Explaining 401(k) Late Deferral Deposits

Under Department of Labor (DOL) guidance, 401(k) plan deferrals must be deposited on the earliest date the funds can reasonably be separated from the employer’s general assets.

However, the deposit should never occur later than the 15th business day of the month following the withholding of the employee’s wages. For example, if the contribution is withheld for the June 15th pay period, the deposit should occur no later than the 15th business day in July.

While the word “reasonably” is not defined under federal law or guidance for purposes of determining whether a deposit of deferrals has been made timely, the DOL rules described above indicate that it is never reasonable for such a deposit to fail to be made by the 15th business day of the month following the withholding of the employee’s wages.


The Department of Labor (DOL) regulation 29 CFR 2510.3-102 provides a seven (7) business day “safe harbor” rule for plans with fewer than 100 participants at the start of the plan year.
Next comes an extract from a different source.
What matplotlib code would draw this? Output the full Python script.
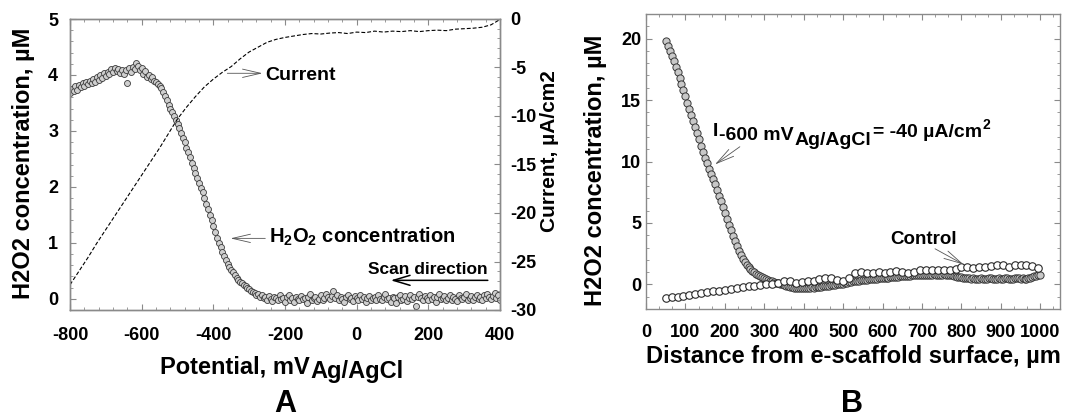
import numpy as np
import matplotlib.pyplot as plt
from matplotlib.ticker import MultipleLocator, AutoMinorLocator

plt.rcParams['font.family'] = ['Liberation Sans', 'DejaVu Sans']
plt.rcParams['font.weight'] = 'bold'
plt.rcParams['axes.labelweight'] = 'bold'
plt.rcParams['mathtext.fontset'] = 'custom'
plt.rcParams['mathtext.rm'] = 'Liberation Sans:bold'
plt.rcParams['mathtext.it'] = 'Liberation Sans:bold'
plt.rcParams['mathtext.bf'] = 'Liberation Sans:bold'
plt.rcParams['mathtext.sf'] = 'Liberation Sans:bold'
plt.rcParams['axes.unicode_minus'] = False

# ---- panel A: current (right axis) vs potential, step 25 mV
potential_current = np.arange(-800, 401, 25)
current = [-27.4, -26.0, -24.6, -23.1, -21.7, -20.3, -18.9, -17.5, -16.1, -14.7,
           -13.3, -11.8, -10.3, -9.1, -8.0, -7.0, -6.2, -5.5, -4.9, -4.1,
           -3.4, -2.9, -2.4, -2.1, -1.9, -1.75, -1.6, -1.5, -1.55, -1.45,
           -1.4, -1.5, -1.35, -1.4, -1.25, -1.35, -1.25, -1.3, -1.2, -1.3,
           -1.2, -1.15, -1.2, -1.05, -1.0, -0.95, -0.85, -0.6, -0.05]

# ---- panel A: H2O2 concentration vs potential, step 5 mV
potential_h2o2 = np.arange(-800, 401, 5)
h2o2_scan = [
    3.68, 3.75, 3.72, 3.80, 3.74, 3.82, 3.78, 3.85, 3.80, 3.88, 3.83, 3.90, 3.86, 3.93, 3.88, 3.97, 3.91, 4.00, 3.94, 4.03, 3.98,
    4.06, 4.02, 4.10, 4.05, 4.12, 4.07, 4.11, 4.04, 4.09, 4.02, 4.08, 3.86, 4.12, 4.06, 4.15, 4.10, 4.21, 4.16, 4.08, 4.12,
    4.02, 4.07, 3.97, 4.00, 3.93, 3.96, 3.90, 3.88, 3.84, 3.80, 3.76, 3.70, 3.62, 3.55, 3.47, 3.40, 3.33, 3.27, 3.20, 3.12,
    3.05, 2.97, 2.88, 2.80, 2.70, 2.63, 2.53, 2.43, 2.33, 2.25, 2.15, 2.07, 1.98, 1.90, 1.80, 1.70, 1.60, 1.50, 1.40, 1.30,
    1.20, 1.09, 1.00, 0.92, 0.84, 0.76, 0.69, 0.62, 0.57, 0.52, 0.48, 0.43, 0.38, 0.33, 0.30,
    0.28, 0.25, 0.23, 0.20, 0.18, 0.14, 0.13, 0.10, 0.07, 0.08, 0.04, 0.06, 0.02,
    0.03, -0.02, 0.05, 0.00, -0.04, 0.04, 0.01, -0.03, 0.06, -0.01, 0.02, -0.05, 0.03, 0.07, -0.02, 0.01, -0.06, 0.04, 0.00, -0.03,
    0.05, -0.01, 0.02, -0.07, 0.03, 0.08, -0.02, 0.01, 0.04, -0.04, 0.00, 0.06, -0.03, 0.02, 0.09, 0.03, -0.01, 0.05, 0.14, 0.02,
    0.07, -0.02, 0.04, 0.00, -0.05, 0.03, 0.06, -0.01, 0.02, -0.04, 0.05, 0.01, -0.03, 0.07, 0.00, 0.03, -0.06, 0.02, 0.05, -0.02,
    0.01, 0.04, -0.03, 0.06, 0.00, -0.02, 0.03, 0.08, -0.01, 0.02, -0.05, 0.04, 0.01, -0.08, 0.03, 0.06, -0.02, 0.00, 0.05, -0.04,
    0.02, 0.07, -0.01, 0.03, -0.12, 0.04, 0.09, 0.01, -0.03, 0.05, 0.02, -0.02, 0.06, 0.00, 0.03, -0.05, 0.04, 0.08, -0.01, 0.02,
    0.05, -0.03, 0.01, 0.06, -0.02, 0.03, 0.00, -0.04, 0.07, 0.02, -0.01, 0.04, 0.08, -0.03, 0.01, 0.05, -0.02, 0.03, 0.06, 0.00,
    0.04, -0.02, 0.07, 0.01, 0.09, 0.03, -0.01, 0.05, 0.11, 0.02, 0.06, -0.03]

# ---- panel B: H2O2 vs distance at -40 uA/cm2, step 5 um
distance_on = np.arange(50, 1001, 5)
h2o2_on = [
    19.8, 19.4, 19.0, 18.6, 18.2, 17.7, 17.3, 16.8, 16.3, 15.8,
    15.3, 14.8, 14.3, 13.8, 13.3, 12.8, 12.3, 11.8, 11.3, 10.8,
    10.3, 9.9, 9.4, 9.0, 8.6, 8.2, 7.7, 7.2, 6.8, 6.3,
    5.8, 5.3, 4.85, 4.4, 3.95, 3.5, 3.1, 2.75, 2.4, 2.1,
    1.85, 1.62, 1.42, 1.25, 1.1, 0.97, 0.86, 0.76, 0.67, 0.6,
    0.52, 0.44, 0.37, 0.31, 0.25, 0.19, 0.14, 0.1, 0.05, 0.0,
    -0.05, -0.1, -0.14, -0.18, -0.22, -0.26, -0.28, -0.3, -0.3, -0.31,
    -0.3, -0.29, -0.3, -0.27, -0.25, -0.26, -0.22, -0.2, -0.18, -0.17,
    -0.15, -0.12, -0.1, -0.1, -0.07, -0.05, -0.03, 0.0, 0.0, 0.04,
    0.06, 0.1, 0.14, 0.17, 0.2, 0.24, 0.26, 0.3, 0.31, 0.34,
    0.36, 0.38, 0.4, 0.41, 0.43, 0.45, 0.46, 0.48, 0.5, 0.5,
    0.52, 0.53, 0.55, 0.56, 0.58, 0.58, 0.6, 0.62, 0.63, 0.65,
    0.66, 0.68, 0.69, 0.7, 0.72, 0.73, 0.74, 0.76, 0.77, 0.78,
    0.78, 0.79, 0.8, 0.8, 0.79, 0.8, 0.81, 0.8, 0.79, 0.8,
    0.8, 0.81, 0.79, 0.8, 0.78, 0.76, 0.72, 0.68, 0.63, 0.6,
    0.57, 0.55, 0.52, 0.5, 0.49, 0.48, 0.5, 0.47, 0.46, 0.48,
    0.5, 0.47, 0.48, 0.46, 0.49, 0.5, 0.47, 0.45, 0.48, 0.5,
    0.48, 0.46, 0.49, 0.5, 0.47, 0.45, 0.48, 0.5, 0.52, 0.49,
    0.47, 0.5, 0.46, 0.44, 0.5, 0.55, 0.6, 0.66, 0.72, 0.75,
    0.8]

# ---- panel B: control, step 15 um
distance_ctrl = np.arange(50, 1000, 15)
h2o2_ctrl = [
    -1.1, -1.05, -1.0, -0.95, -0.85, -0.8, -0.72, -0.6, -0.55, -0.5,
    -0.42, -0.35, -0.3, -0.22, -0.15, -0.1, -0.05, 0.0, 0.05, 0.1,
    0.3, 0.25, 0.1, 0.2, 0.3, 0.25, 0.45, 0.55, 0.5, 0.35,
    0.3, 0.55, 0.95, 1.05, 0.95, 0.9, 1.0, 0.95, 1.05, 1.1,
    1.05, 0.95, 1.0, 1.15, 1.2, 1.2, 1.15, 1.2, 1.15, 1.25,
    1.4, 1.45, 1.35, 1.4, 1.45, 1.5, 1.55, 1.6, 1.45, 1.55,
    1.6, 1.55, 1.5, 1.35]

frame = '#8a8a8a'


def style_axis(ax):
    for s in ax.spines.values():
        s.set_color(frame)
        s.set_linewidth(1.0)
    ax.tick_params(which='both', direction='in', color=frame, labelsize=13)
    ax.tick_params(which='major', length=4)
    ax.tick_params(which='minor', length=2.5)


def thin_arrow(ax, tip, tail, color='#555555', lw=0.6, hl=0.65, hw=0.15):
    ax.annotate('', xy=tip, xytext=tail,
                arrowprops=dict(arrowstyle='->,head_length=%g,head_width=%g' % (hl, hw),
                                color=color, lw=lw, shrinkA=0, shrinkB=0,
                                mutation_scale=20))


fig = plt.figure(figsize=(10.69, 4.2), dpi=100)

# ================= panel A
axA = fig.add_axes([70 / 1069, 1 - 310 / 420, 430 / 1069, 291 / 420])
axA.plot(potential_h2o2, h2o2_scan, 'o', ms=4.3, mfc='#cfcfcf', mec='#3a3a3a', mew=0.6)
axA.set_xlim(-800, 400)
axA.set_ylim(-0.2, 5)
axA.xaxis.set_major_locator(MultipleLocator(200))
axA.xaxis.set_minor_locator(AutoMinorLocator(5))
axA.yaxis.set_major_locator(MultipleLocator(1))
axA.yaxis.set_minor_locator(AutoMinorLocator(5))
style_axis(axA)
axA.tick_params(which='both', top=True, right=False)
axA.tick_params(axis='y', pad=8.5)
axA.tick_params(axis='x', pad=12)

axA2 = axA.twinx()
axA2.plot(potential_current, current, color='black', lw=0.8, ls=(0, (3.5, 1.8)))
axA2.set_ylim(-30, 0)
axA2.yaxis.set_major_locator(MultipleLocator(5))
axA2.yaxis.set_minor_locator(AutoMinorLocator(5))
style_axis(axA2)
axA2.tick_params(axis='y', pad=7.5)

axA.set_ylabel('H2O2 concentration, µM', fontsize=17)
axA.yaxis.set_label_coords(-0.107, 0.505)
axA.yaxis.label.set_va('center')
axA2.set_ylabel('Current, µA/cm2', fontsize=15)
axA2.yaxis.set_label_coords(1.116, 0.546)
axA2.yaxis.label.set_va('center')

axA.set_xlabel('Potential, mV', fontsize=17)
axA.xaxis.set_label_coords(0.2093, -0.2165)
axA.xaxis.label.set_ha('left')
axA.xaxis.label.set_va('baseline')
axA.annotate('Ag/AgCl', xy=(1, 0), xycoords=axA.xaxis.label, xytext=(0.5, -3.6),
             textcoords='offset points', fontsize=17, ha='left', va='bottom')

axA.text(-255, 3.91, 'Current', fontsize=14, ha='left', va='baseline')
thin_arrow(axA, (-263, 4.03), (-361, 4.03))
axA.text(-246, 1.0, r'H$_{\mathregular{2}}$O$_{\mathregular{2}}$ concentration',
         fontsize=14.5, ha='left', va='baseline')
thin_arrow(axA, (-352, 1.08), (-255, 1.08))
axA.text(366, 0.45, 'Scan direction', fontsize=12.5, ha='right', va='baseline')
thin_arrow(axA, (95, 0.33), (366, 0.33), color='black', lw=1.1, hl=0.6, hw=0.18)

# ================= panel B
axB = fig.add_axes([646 / 1069, 1 - 309 / 420, 414 / 1069, 295 / 420])
axB.plot(distance_on, h2o2_on, 'o', ms=5.2, mfc='#c8c8c8', mec='#3a3a3a', mew=0.7)
axB.plot(distance_ctrl, h2o2_ctrl, 'o', ms=5.4, mfc='white', mec='#2a2a2a', mew=0.8)
axB.set_xlim(0, 1050)
axB.set_ylim(-2, 22)
axB.xaxis.set_major_locator(MultipleLocator(100))
axB.xaxis.set_minor_locator(AutoMinorLocator(3))
axB.yaxis.set_major_locator(MultipleLocator(5))
axB.yaxis.set_minor_locator(AutoMinorLocator(5))
style_axis(axB)
axB.tick_params(which='both', top=True, right=True)
axB.tick_params(axis='y', pad=3.5)
axB.tick_params(axis='x', pad=11)

axB.set_ylabel('H2O2 concentration, µM', fontsize=17)
axB.yaxis.set_label_coords(-0.121, 0.47)
axB.yaxis.label.set_va('center')
axB.set_xlabel('Distance from e-scaffold surface, µm', fontsize=17)
axB.xaxis.set_label_coords(0.5, -0.183)
axB.xaxis.label.set_va('baseline')

t0 = axB.text(170, 12.1, 'I', fontsize=14, ha='left', va='baseline')
t1 = axB.annotate('-600 mV', xy=(1, 0), xycoords=t0, xytext=(0.5, -2.9),
                  textcoords='offset points', fontsize=14, va='bottom')
t2 = axB.annotate('Ag/AgCl', xy=(1, 0), xycoords=t1, xytext=(0.5, -3.6),
                  textcoords='offset points', fontsize=14, va='bottom')
t3 = axB.annotate('= -40 µA/cm', xy=(1, 0), xycoords=t2, xytext=(1, 5.8),
                  textcoords='offset points', fontsize=14, va='bottom')
axB.annotate('2', xy=(1, 0), xycoords=t3, xytext=(0.5, 6.5),
             textcoords='offset points', fontsize=10, va='bottom')
thin_arrow(axB, (175, 9.76), (238, 11.2))

axB.text(619, 3.25, 'Control', fontsize=13.5, ha='left', va='baseline')
thin_arrow(axB, (805, 1.63), (733, 2.9))

fig.text(285 / 1069, 0.002, 'A', fontsize=22, ha='center', va='bottom')
fig.text(852 / 1069, 0.002, 'B', fontsize=22, ha='center', va='bottom')

fig.savefig('out.png', dpi=100)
Under the Safe Harbor rule, plans are considered to have made timely deposits of deferral contributions if they are placed in the plan trust within seven (7) business days from the date they are withheld from wages.
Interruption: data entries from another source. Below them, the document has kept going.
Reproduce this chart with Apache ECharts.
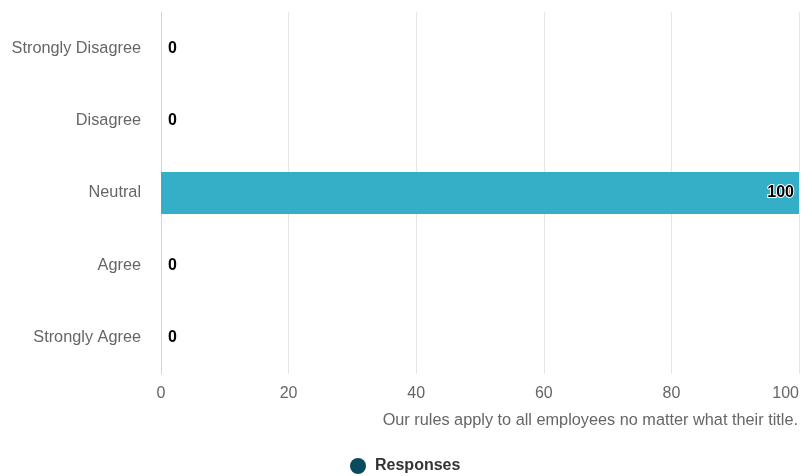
<!DOCTYPE html>
<html>
<head>
<meta charset="utf-8">
<script src="https://cdn.jsdelivr.net/npm/echarts@6/dist/echarts.min.js"></script>
<style>
  html, body { margin: 0; padding: 0; background: #fff; }
  #chart { width: 804px; height: 476px; }
</style>
</head>
<body>
<div id="chart"></div>
<script>
// Survey answers, top to bottom
const categories = ['Strongly Disagree', 'Disagree', 'Neutral', 'Agree', 'Strongly Agree'];
const responses = [0, 0, 100, 0, 0];
const xTicks = [0, 20, 40, 60, 80, 100];
const seriesName = 'Responses';
const statement = 'Our rules apply to all employees no matter what their title.';

const chart = echarts.init(document.getElementById('chart'));

const barData = responses.map(v => ({
  value: v,
  label: v > 0
    ? { position: 'insideRight', distance: 5 }
    : { position: 'right', distance: 7 }
}));

chart.setOption({
  animation: false,
  textStyle: { fontFamily: 'Liberation Sans, Arial, sans-serif' },
  grid: {
    left: 161, right: 5, top: 12, bottom: 102,
    containLabel: false, outerBoundsMode: 'none'
  },
  legend: {
    top: 453,
    left: 345,
    icon: 'circle',
    itemWidth: 16,
    itemHeight: 16,
    textStyle: {
      color: '#333', fontWeight: 'bold', fontSize: 16,
      padding: [0, 0, 0, 4]
    },
    data: [{ name: seriesName, itemStyle: { color: '#0b4a5e' } }]
  },
  xAxis: {
    type: 'value',
    min: xTicks[0],
    max: xTicks[xTicks.length - 1],
    interval: xTicks[1] - xTicks[0],
    name: statement,
    nameLocation: 'end',
    nameGap: -1,
    nameTextStyle: {
      color: '#666', fontSize: 16.3, align: 'right', verticalAlign: 'top',
      padding: [39, 0, 0, 0]
    },
    axisLine: { show: false },
    axisTick: { show: false },
    axisLabel: { color: '#666', fontSize: 16, margin: 12, alignMaxLabel: 'right' },
    splitLine: { show: true, lineStyle: { color: '#e6e6e6', width: 1 } }
  },
  yAxis: {
    type: 'category',
    inverse: true,
    data: categories,
    axisLine: { show: true, lineStyle: { color: '#ccd6eb', width: 1 } },
    axisTick: { show: false },
    axisLabel: { color: '#666', fontSize: 16.3, margin: 20 },
    splitLine: { show: false }
  },
  series: [{
    name: seriesName,
    type: 'bar',
    barWidth: '58%',
    itemStyle: { color: '#34afc7' },
    label: {
      show: true,
      color: '#000',
      fontWeight: 'bold',
      fontSize: 16,
      textBorderColor: '#fff',
      textBorderWidth: 2
    },
    data: barData
  }]
});
</script>
</body>
</html>
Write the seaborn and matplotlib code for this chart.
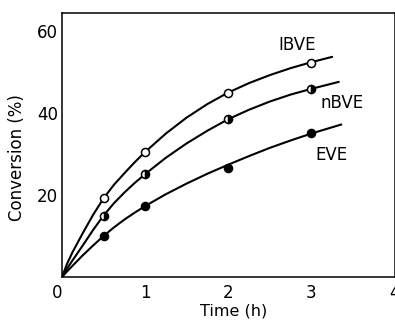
import matplotlib
matplotlib.use("Agg")
import matplotlib.pyplot as plt
import matplotlib.transforms as mtransforms
import seaborn as sns

# measured points
time_pts = [0.5, 1, 2, 3]
ibve_pts = [19.2, 30.5, 45.0, 52.2]
nbve_pts = [15.0, 25.1, 38.5, 45.9]
eve_pts = [10.0, 17.3, 26.6, 35.1]

# fitted curves
ibve_t = [0, 0.0625, 0.125, 0.25, 0.375, 0.5, 0.625, 0.75, 0.875, 1, 1.25, 1.5, 1.75, 2, 2.25, 2.5, 2.75, 3, 3.25]
ibve_c = [0, 3.3, 6.0, 10.7, 15.2, 19.2, 22.5, 25.3, 28.0, 30.5, 35.0, 38.9, 42.2, 45.0, 47.3, 49.25, 50.95, 52.4, 53.7]
nbve_t = [0, 0.0625, 0.125, 0.25, 0.375, 0.5, 0.625, 0.75, 0.875, 1, 1.25, 1.5, 1.75, 2, 2.25, 2.5, 2.75, 3, 3.33]
nbve_c = [0, 2.1, 4.0, 7.7, 11.5, 15.0, 18.0, 20.6, 22.95, 25.1, 29.1, 32.6, 35.7, 38.5, 40.8, 42.8, 44.5, 45.9, 47.6]
eve_t = [0, 0.0625, 0.125, 0.25, 0.375, 0.5, 0.625, 0.75, 0.875, 1, 1.25, 1.5, 1.75, 2, 2.25, 2.5, 2.75, 3, 3.36]
eve_c = [0, 1.4, 2.7, 5.3, 7.7, 10.0, 12.1, 14.0, 15.7, 17.3, 20.2, 22.8, 25.2, 27.4, 29.5, 31.5, 33.3, 35.0, 37.2]

x_ticks = [0, 1, 2, 3, 4]
y_ticks = [20, 40, 60]
series_labels = ["IBVE", "nBVE", "EVE"]

sns.set_style("white")
plt.rcParams["font.family"] = ["DejaVu Sans"]

fig = plt.figure(figsize=(3.95, 3.21), dpi=100)
W, H = 395, 321
L, R, T, B = 62, 394.5, 13, 277
ax = fig.add_axes([L / W, 1 - B / H, (R - L) / W, (B - T) / H])

curves = [(ibve_t, ibve_c), (nbve_t, nbve_c), (eve_t, eve_c)]
for t, c in curves:
    sns.lineplot(x=t, y=c, ax=ax, color="black", linewidth=1.5, sort=False, estimator=None)

marker_common = dict(marker="o", linestyle="none", markersize=5.8, markeredgewidth=1.1,
                     markeredgecolor="black", estimator=None, color="black")
sns.lineplot(x=time_pts, y=ibve_pts, ax=ax, markerfacecolor="white", **marker_common)
sns.lineplot(x=time_pts, y=nbve_pts, ax=ax, markerfacecolor="black", fillstyle="right",
             markerfacecoloralt="white", **marker_common)
sns.lineplot(x=time_pts, y=eve_pts, ax=ax, markerfacecolor="black", **marker_common)

ax.set_xlim(0, 4)
ax.set_ylim(0, 64.4)
ax.set_xticks(x_ticks)
ax.set_yticks(y_ticks)
ax.set_xticklabels([str(v) for v in x_ticks])
ax.set_yticklabels([str(v) for v in y_ticks])
ax.tick_params(axis="x", direction="in", length=7, width=1.2, pad=5, labelsize=12, colors="black")
ax.tick_params(axis="y", direction="in", length=7, width=1.2, pad=3, labelsize=12, colors="black")
for s in ax.spines.values():
    s.set_linewidth(1.1)
    s.set_color("black")

# origin label slightly left, as in the reference
lbl0 = ax.get_xticklabels()[0]
lbl0.set_transform(lbl0.get_transform() + mtransforms.ScaledTranslation(-5 / 100, 0, fig.dpi_scale_trans))

ax.set_xlabel("Time (h)", fontsize=11.5, color="black")
ax.set_ylabel("Conversion (%)", fontsize=12, color="black")
ax.xaxis.set_label_coords((234 - L) / (R - L), -(303.5 - B) / (B - T))
ax.yaxis.set_label_coords(-(L - 26) / (R - L), (B - 158) / (B - T))

label_pos = [(2.83, 56.6), (3.37, 42.4), (3.24, 29.8)]
for name, (lx, ly) in zip(series_labels, label_pos):
    ax.text(lx, ly, name, fontsize=12, ha="center", va="center", color="black")

fig.savefig("out.png", dpi=100)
For plans with 100 or more participants, there is no safe harbor rule.

Under federal law, it is the plan sponsor's obligation to ensure that deposits are made timely, regardless of whether the plan has contracted with service providers to perform any duties related to administering the plan.

A plan sponsor’s failure to deposit funds in a timely manner may constitute a prohibited transaction under ERISA, for which the IRS may assess excise tax.
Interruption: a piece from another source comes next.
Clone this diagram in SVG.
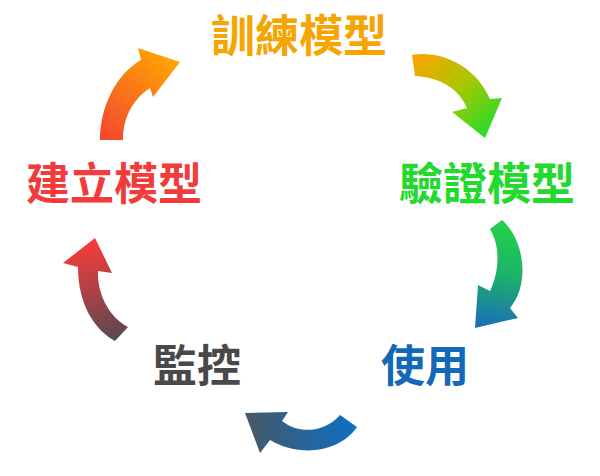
<svg xmlns="http://www.w3.org/2000/svg" width="600" height="476" viewBox="0 0 600 476">
<style>
.t{font-family:"Noto Sans CJK TC","Noto Sans CJK SC",sans-serif;font-size:44px;font-weight:bold;text-anchor:middle}
</style>
<defs>
<linearGradient id="g1" gradientUnits="userSpaceOnUse" x1="105" y1="140" x2="175" y2="60"><stop offset="0" stop-color="#F4472F"/><stop offset="1" stop-color="#FFA600"/></linearGradient>
<linearGradient id="g2" gradientUnits="userSpaceOnUse" x1="415" y1="60" x2="485" y2="135"><stop offset="0" stop-color="#F7A500"/><stop offset="0.5" stop-color="#A8C800"/><stop offset="1" stop-color="#2ADB2A"/></linearGradient>
<linearGradient id="g3" gradientUnits="userSpaceOnUse" x1="500" y1="222" x2="480" y2="325"><stop offset="0" stop-color="#22D24A"/><stop offset="0.5" stop-color="#1DB06A"/><stop offset="1" stop-color="#1A6FB8"/></linearGradient>
<linearGradient id="g4" gradientUnits="userSpaceOnUse" x1="355" y1="425" x2="250" y2="425"><stop offset="0" stop-color="#0E6FC2"/><stop offset="1" stop-color="#44596B"/></linearGradient>
<linearGradient id="g5" gradientUnits="userSpaceOnUse" x1="115" y1="338" x2="92" y2="245"><stop offset="0" stop-color="#5C4850"/><stop offset="1" stop-color="#F23C3A"/></linearGradient>
</defs>
<g id="connectors">
<path d="M100,140 C100,108 115,75 141,60 L138,48 L180,62 L153,97 L150,88 C135,98 123,115 123,140 Z" fill="url(#g1)"/>
<path d="M412,55 C440,50 475,65 490,99 L502,98 L485,138 L452,112 L467,108 C460,92 445,78 415,76 Z" fill="url(#g2)"/>
<path d="M502,220 C525,240 530,285 510,308 L518,318 L475,328 L478,285 L490,291 C500,270 500,245 490,229 Z" fill="url(#g3)"/>
<path d="M357,427 C340,452 300,458 270,440 L260,453 L245,413 L288,412 L282,421 C300,435 325,432 340,415 Z" fill="url(#g4)"/>
<path d="M115,341 C95,330 78,305 78,267 L63,263 L95,238 L112,273 L98,271 C97,295 110,318 128,327 Z" fill="url(#g5)"/>
</g>
<g id="train"><text class="t" x="299" y="52" fill="#F6A400">訓練模型</text></g>
<g id="validate"><text class="t" x="487" y="200" fill="#22D92E">驗證模型</text></g>
<g id="use"><text class="t" x="425" y="382" fill="#1468B8">使用</text></g>
<g id="monitor"><text class="t" x="197" y="382" fill="#494949">監控</text></g>
<g id="build"><text class="t" x="114" y="200" fill="#F23C3C">建立模型</text></g>
</svg>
In this event, the plan sponsor should do the following to remedy the situation.

  • Immediately deposit the funds, adjusted for any “missed” earnings, to the plan participants’ accounts.
  • Determine the amount of the excise tax. An explanation regarding the excise tax is provided here.
  • Complete IRS Form 5330, reporting the prohibited transaction and related excise tax, and file the form with a check for payment of the tax.

IRS Form 5330 is used to report and pay taxes for a number of purposes. In connection with 401( k) plans, it is used most often to report the excise tax penalty incurred for failing to timely deposit employee 401( k) deferral contributions.
The excise tax is calculated based on the earnings “missed” by plan participants due to the late deposit of deferrals to their accounts. A late deposit results in a prohibited transaction under the Internal Revenue Code, and excise tax is imposed as a result.

Under federal law, it is the responsibility of the plan sponsor to properly prepare and timely file Forms 5330

For information on how to complete and file an IRS Form 5330, please consult with your attorney or other professional tax advisor. Zenefits does not prepare Forms 5330 and does not offer tax advice or any tax preparation services.

If employee funds were not deposited in a timely manner, the IRS requires a lost earnings calculation to be completed on those funds. This is done using the Department of Labor calculator.

In general, the excise tax penalty is equal to 15% of the "amount involved." The amount involved is defined by the IRS as the "missed" earnings attributable to the deposited funds.

The Department of Labor (DOL) offers an online calculator that can be used for this purpose. Use of the DOL calculator is not mandatory.

Plan sponsors should consult with their professional retirement plan administrators, attorney or professional tax advisor to properly determine the amount of the excise tax and report it on IRS Form 5330. Zenefits is not a tax advisor and does not provide tax advice or complete Form 5330 for companies.